Warnock is known for campaigning against the death penalty and for pro-choice reproductive rights, LGBTQ+ equality, police reform, tackling the climate crisis and taking strong action to address economic inequalities.
He has not escaped controversy. A difficult divorce and a row about his conduct during a police investigation of a church camp have generated headlines.
Warnock’s campaign has been boosted by endorsements from Democratic luminaries including Barack Obama and Jimmy Carter and several members of the WNBA’s Atlanta Dream, the team Loeffler co-owns.
If Warnock wins the runoff, he will become Georgia’s first Black US senator.
David Perdue
The Georgia Republican’s term as a US senator technically expired on 3 January and the seat will stay vacant until Perdue is either re-elected or replaced by his Democratic challenger, Jon Ossoff.
Perdue, 71, is a native Georgian, from Macon, and has served in the Senate since 2015, after he defeated the Democratic senator Michelle Nunn in 2014.
He entered office after a long career as a management consultant and corporate executive, including stints working in Asia and positions at the top of companies including Reebok and Dollar General.

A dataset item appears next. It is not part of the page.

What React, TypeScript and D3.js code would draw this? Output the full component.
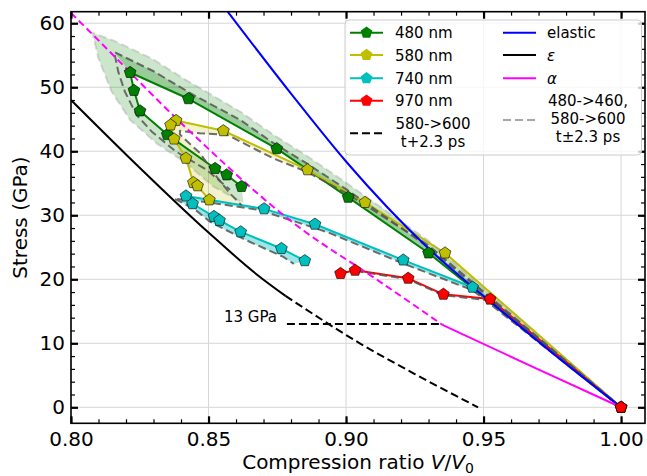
import React, { useEffect, useRef } from 'react';
import * as d3 from 'd3';

type P = [number, number];

// reference curves: [V/V0, stress in GPa]
const elastic: P[] = [[0.857, 61.8], [0.88, 49.0], [0.90, 38.4], [0.93, 24.8], [0.955, 15.6], [0.975, 8.5], [1.0, 0]];
const epsSolid: P[] = [[0.80, 48.0], [0.82, 39.5], [0.85, 27.3], [0.868, 20.6], [0.878, 17.4]];
const epsDash: P[] = [[0.878, 17.4], [0.905, 10.0], [0.925, 5.2], [0.948, 0]];
const alphaDash: P[] = [[0.80, 61.6], [0.8075, 58.4], [0.8415, 43.8], [0.8833, 28.0], [0.91, 20.3], [0.935, 12.9]];
const alphaSolid: P[] = [[0.935, 12.9], [0.9675, 6.4], [1.0, 0]];
const line13: P[] = [[0.8785, 13], [0.9353, 13]];

// measured series
const s480: P[] = [[1.0, 0], [0.930, 24.1], [0.9008, 32.8], [0.8748, 40.4], [0.8427, 48.2], [0.8215, 52.3],
  [0.8229, 49.5], [0.8251, 46.3], [0.835, 42.6], [0.8524, 37.3], [0.8566, 36.3], [0.862, 34.5]];
const s480shift: P[] = [[1.0, 0], [0.93, 25.0], [0.9003, 34.0], [0.8857, 38.1], [0.8735, 41.3], [0.8615, 44.9],
  [0.8445, 48.8], [0.83, 52.5], [0.8157, 55.5], [0.8172, 52.4], [0.8196, 49.3], [0.8238, 45.7], [0.8293, 43.1],
  [0.838, 40.0], [0.8493, 37.1], [0.8578, 34.0]];
const s480outer: P[] = [[1.0, 0], [0.93, 26.0], [0.9003, 35.0], [0.8857, 39.3], [0.8735, 42.6], [0.8615, 46.2],
  [0.8415, 51.2], [0.8293, 54.5], [0.816, 57.2], [0.8078, 58.5], [0.810, 54.5], [0.8148, 49.3], [0.8215, 44.9],
  [0.8312, 41.2], [0.842, 38.1], [0.8517, 34.5], [0.8627, 31.9]];

const s580: P[] = [[1.0, 0], [0.936, 24.1], [0.9069, 32.0], [0.886, 37.1], [0.8554, 43.2], [0.8382, 44.8],
  [0.8362, 44.1], [0.8375, 41.9], [0.8418, 38.9], [0.8445, 35.1], [0.846, 34.6], [0.8503, 32.4]];
const s580shift: P[] = [[1.0, 0], [0.93, 25.3], [0.9003, 33.4], [0.8857, 36.8], [0.8735, 38.9], [0.8566, 42.6],
  [0.8469, 42.8], [0.8396, 43.2], [0.8396, 42.6], [0.8469, 39.7], [0.853, 36.0], [0.8578, 33.4], [0.862, 31.6]];

const s740: P[] = [[1.0, 0], [0.946, 18.75], [0.9208, 23.0], [0.8887, 28.6], [0.8702, 31.0], [0.8418, 33.0],
  [0.8442, 31.8], [0.852, 29.8], [0.854, 29.2], [0.8617, 27.4], [0.8765, 24.8], [0.885, 22.9]];
const s740shift: P[] = [[1.0, 0], [0.946, 18.3], [0.92, 22.6], [0.8942, 27.2], [0.888, 28.1], [0.8687, 30.8],
  [0.8505, 32.0], [0.8375, 32.6], [0.8448, 31.0], [0.8505, 29.0], [0.8627, 26.3], [0.8772, 23.5], [0.881, 22.4]];

const s970: P[] = [[1.0, 0], [0.9524, 16.9], [0.9354, 17.65], [0.9226, 20.15], [0.9033, 21.4], [0.898, 20.9]];
const s970shift: P[] = [[1.0, 0], [0.9524, 16.7], [0.9354, 17.5], [0.9226, 20.0], [0.9033, 21.3]];

const xTicks = [0.80, 0.85, 0.90, 0.95, 1.00];
const yTicks = [0, 10, 20, 30, 40, 50, 60];

const W = 647, H = 476;
const FONT = 'DejaVu Sans';
const GREEN = '#008000', YELLOW = '#bfbf00', CYAN = '#00bfbf', RED = '#ff0000';
const SHIFT = '#555555';

const pentagon = (r: number) =>
  'M' + d3.range(5).map(i => {
    const a = -Math.PI / 2 + i * 2 * Math.PI / 5;
    return [r * Math.cos(a), r * Math.sin(a)].join(',');
  }).join('L') + 'Z';

const draw = (el: SVGSVGElement) => {
  const svg = d3.select(el);
  svg.selectAll('*').remove();

  const left = 71, right = 645, top = 11.7, bottom = 423.3;
  const x = d3.scaleLinear().domain([0.80, 1.0087]).range([left, right]);
  const y = d3.scaleLinear().domain([-2.5, 61.8]).range([bottom, top]);

  svg.append('defs').append('clipPath').attr('id', 'plotclip')
    .append('rect').attr('x', left).attr('y', top).attr('width', right - left).attr('height', bottom - top);

  // grid
  const grid = svg.append('g');
  xTicks.forEach(t => grid.append('line').attr('x1', x(t)).attr('x2', x(t)).attr('y1', top).attr('y2', bottom)
    .attr('stroke', '#d6d6d6').attr('stroke-width', 1));
  yTicks.forEach(t => grid.append('line').attr('x1', left).attr('x2', right).attr('y1', y(t)).attr('y2', y(t))
    .attr('stroke', '#d6d6d6').attr('stroke-width', 1));

  const plot = svg.append('g').attr('clip-path', 'url(#plotclip)');
  const line = d3.line<P>().x(d => x(d[0])).y(d => y(d[1]));
  const smooth = d3.line<P>().x(d => x(d[0])).y(d => y(d[1])).curve(d3.curveMonotoneX);

  const area = (pts: P[], fill: string, op: number) =>
    plot.append('path').attr('d', line(pts) + 'Z').attr('fill', fill).attr('fill-opacity', op).attr('stroke', 'none');

  // shaded bands
  area(s480outer.concat(s480.slice().reverse()), GREEN, 0.2);
  area(s480.slice(0, 6).concat(s480shift.slice(0, 9).reverse()), GREEN, 0.25);
  area(s580.concat(s580shift.slice().reverse()), YELLOW, 0.2);
  area(s740.concat(s740shift.slice().reverse()), CYAN, 0.38);

  const path = (pts: P[], color: string, w: number, dash?: string, gen = line, op = 1) => {
    const p = plot.append('path').attr('d', gen(pts)).attr('fill', 'none').attr('stroke', color)
      .attr('stroke-width', w).attr('stroke-opacity', op).attr('stroke-linejoin', 'round');
    if (dash) p.attr('stroke-dasharray', dash);
    return p;
  };

  // data lines
  path(s480, GREEN, 2);
  path(s580, YELLOW, 2);
  path(s740, CYAN, 2);
  path(s970, RED, 2);

  // time-shifted curves
  path(s480outer, '#a0a0a0', 2, '8,4', line, 0.4);
  path(s480shift, SHIFT, 2, '8,4', line, 0.85);
  path(s580shift, SHIFT, 2, '8,4', line, 0.85);
  path(s740shift, SHIFT, 2, '8,4', line, 0.85);
  path(s970shift, SHIFT, 2, '8,4', line, 0.85);

  // reference curves
  path(elastic, '#0000ff', 2, undefined, smooth);
  path(epsSolid, '#000', 2, undefined, smooth);
  path(epsDash, '#000', 2, '8,4', smooth);
  path(alphaDash, '#ff00ff', 2, '7,4', smooth);
  path(alphaSolid, '#ff00ff', 2, undefined, smooth);
  path(line13, '#000', 2, '8,4');

  // markers
  const marks = (pts: P[], color: string) =>
    plot.append('g').selectAll('path').data(pts).enter().append('path')
      .attr('d', pentagon(6.2))
      .attr('transform', d => `translate(${x(d[0])},${y(d[1])})`)
      .attr('fill', color).attr('stroke', '#000').attr('stroke-width', 0.6);
  marks(s480, GREEN);
  marks(s580, YELLOW);
  marks(s740, CYAN);
  marks(s970, RED);

  svg.append('text').attr('x', 277).attr('y', 322).attr('text-anchor', 'end')
    .attr('font-family', FONT).attr('font-size', 15).text('13 GPa');

  // axes (inward ticks on all sides)
  const minorX = d3.range(80, 101).map(v => v / 100);
  const minorY = d3.range(0, 62, 2);
  const ax = (a: any, tr: string, labels: boolean) => {
    const g = svg.append('g').attr('transform', tr).call(a);
    g.select('.domain').remove();
    g.selectAll('text').attr('font-family', FONT).attr('font-size', 20).attr('fill', '#000');
    if (!labels) g.selectAll('text').remove();
    return g;
  };
  const fmtX = (d: any) => d3.format('.2f')(d);
  ax(d3.axisBottom(x).tickValues(minorX).tickSize(-4).tickFormat(() => ''), `translate(0,${bottom})`, false).selectAll('line').attr('stroke-width', 1.2);
  ax(d3.axisTop(x).tickValues(minorX).tickSize(-4).tickFormat(() => ''), `translate(0,${top})`, false).selectAll('line').attr('stroke-width', 1.2);
  ax(d3.axisLeft(y).tickValues(minorY).tickSize(-4).tickFormat(() => ''), `translate(${left},0)`, false).selectAll('line').attr('stroke-width', 1.2);
  ax(d3.axisRight(y).tickValues(minorY).tickSize(-4).tickFormat(() => ''), `translate(${right},0)`, false).selectAll('line').attr('stroke-width', 1.2);
  ax(d3.axisBottom(x).tickValues(xTicks).tickSize(-7).tickPadding(9).tickFormat(fmtX), `translate(0,${bottom})`, true).selectAll('line').attr('stroke-width', 2.2);
  ax(d3.axisTop(x).tickValues(xTicks).tickSize(-7).tickFormat(fmtX), `translate(0,${top})`, false).selectAll('line').attr('stroke-width', 2.2);
  ax(d3.axisLeft(y).tickValues(yTicks).tickSize(-7).tickPadding(6), `translate(${left},0)`, true).selectAll('line').attr('stroke-width', 2.2);
  ax(d3.axisRight(y).tickValues(yTicks).tickSize(-7), `translate(${right},0)`, false).selectAll('line').attr('stroke-width', 2.2);

  svg.append('rect').attr('x', left).attr('y', top).attr('width', right - left).attr('height', bottom - top)
    .attr('fill', 'none').attr('stroke', '#000').attr('stroke-width', 1.6);

  // axis labels
  const xl = svg.append('text').attr('x', (left + right) / 2).attr('y', 469).attr('text-anchor', 'middle')
    .attr('font-family', FONT).attr('font-size', 20);
  xl.append('tspan').text('Compression ratio ');
  xl.append('tspan').attr('font-style', 'italic').text('V');
  xl.append('tspan').text('/');
  xl.append('tspan').attr('font-style', 'italic').text('V');
  xl.append('tspan').attr('font-size', 14).attr('dy', 4).text('0');

  svg.append('text').attr('transform', `translate(27,${(top + bottom) / 2}) rotate(-90)`)
    .attr('text-anchor', 'middle').attr('font-family', FONT).attr('font-size', 20).text('Stress (GPa)');

  // legend
  const lg = svg.append('g');
  lg.append('rect').attr('x', 345).attr('y', 20).attr('width', 296.5).attr('height', 135).attr('rx', 4)
    .attr('fill', '#fff').attr('fill-opacity', 0.8).attr('stroke', '#cccccc');
  const txt = (tx: number, ty: number, s: string, anchor = 'start', italic = false) =>
    lg.append('text').attr('x', tx).attr('y', ty).attr('text-anchor', anchor).attr('font-family', FONT)
      .attr('font-size', 15).attr('font-style', italic ? 'italic' : 'normal').text(s);
  const sw = (x0: number, cy: number, color: string, dash?: string, w = 2) => {
    const l = lg.append('line').attr('x1', x0).attr('x2', x0 + 33).attr('y1', cy).attr('y2', cy)
      .attr('stroke', color).attr('stroke-width', w);
    if (dash) l.attr('stroke-dasharray', dash);
  };
  const series: [string, string, number][] = [['480 nm', GREEN, 32.7], ['580 nm', YELLOW, 55], ['740 nm', CYAN, 78.3], ['970 nm', RED, 100.7]];
  series.forEach(([name, c, cy]) => {
    sw(350, cy, c);
    lg.append('path').attr('d', pentagon(6.2)).attr('transform', `translate(366.5,${cy})`).attr('fill', c);
    txt(395, cy + 5.5, name);
  });
  sw(350, 133.3, '#000', '8,4');
  txt(433, 128.8, '580->600', 'middle');
  txt(433, 146.5, 't+2.3 ps', 'middle');

  sw(503, 32.7, '#0000ff');
  txt(547, 38.2, 'elastic');
  sw(503, 55, '#000');
  txt(547, 60.5, 'ε', 'start', true);
  sw(503, 78.3, '#ff00ff');
  txt(547, 83.8, 'α', 'start', true);
  sw(503, 120, '#a6a6a6', '8,4');
  txt(588, 106.2, '480->460,', 'middle');
  txt(588, 123.8, '580->600', 'middle');
  txt(588, 141.5, 't±2.3 ps', 'middle');
};

const App = () => {
  const ref = useRef<SVGSVGElement>(null);
  useEffect(() => {
    if (ref.current) draw(ref.current);
  }, []);
  return (
    <svg ref={ref} width={W} height={H}
      style={{ position: 'absolute', left: 0, top: 0, background: '#fff' }} />
  );
};

export default App;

Like Loeffler, Perdue has echoed Donald Trump’s baseless claims of election fraud in Georgia in November, challenging Joe Biden’s victory in the state.
Perdue has remained a prolific stock trader while in Congress and has been repeatedly accused of conflicts of interest and insider trading in his mix of political and financial interests.
He is known for supporting hardline immigration policies, opposing same-sex marriage and denying climate change, and he has been accused of prejudice in his style of campaigning.
Jon Ossoff
Ossoff, the Democratic challenger for Perdue’s senate seat, is less than half the Republican’s age, at 33.
He first ran for Congress in 2017 in a traditionally Republican district and ultimately lost in a runoff to Republican Karen Handel. This prompted criticism from some on the left that the Democratic party had chosen a candidate who was too moderate, despite support for him from Stacey Abrams, Bernie Sanders and John Lewis.
Ossoff is a native Georgian, from Atlanta, and his career so far has focused on leading a firm specializing in investigative documentary film-making.
Since October, Ossoff has raised more than $100m for his campaign, the most richly funded Senate campaign in history.
Ossoff called Perdue a coward after he refused to show up to debate him in December.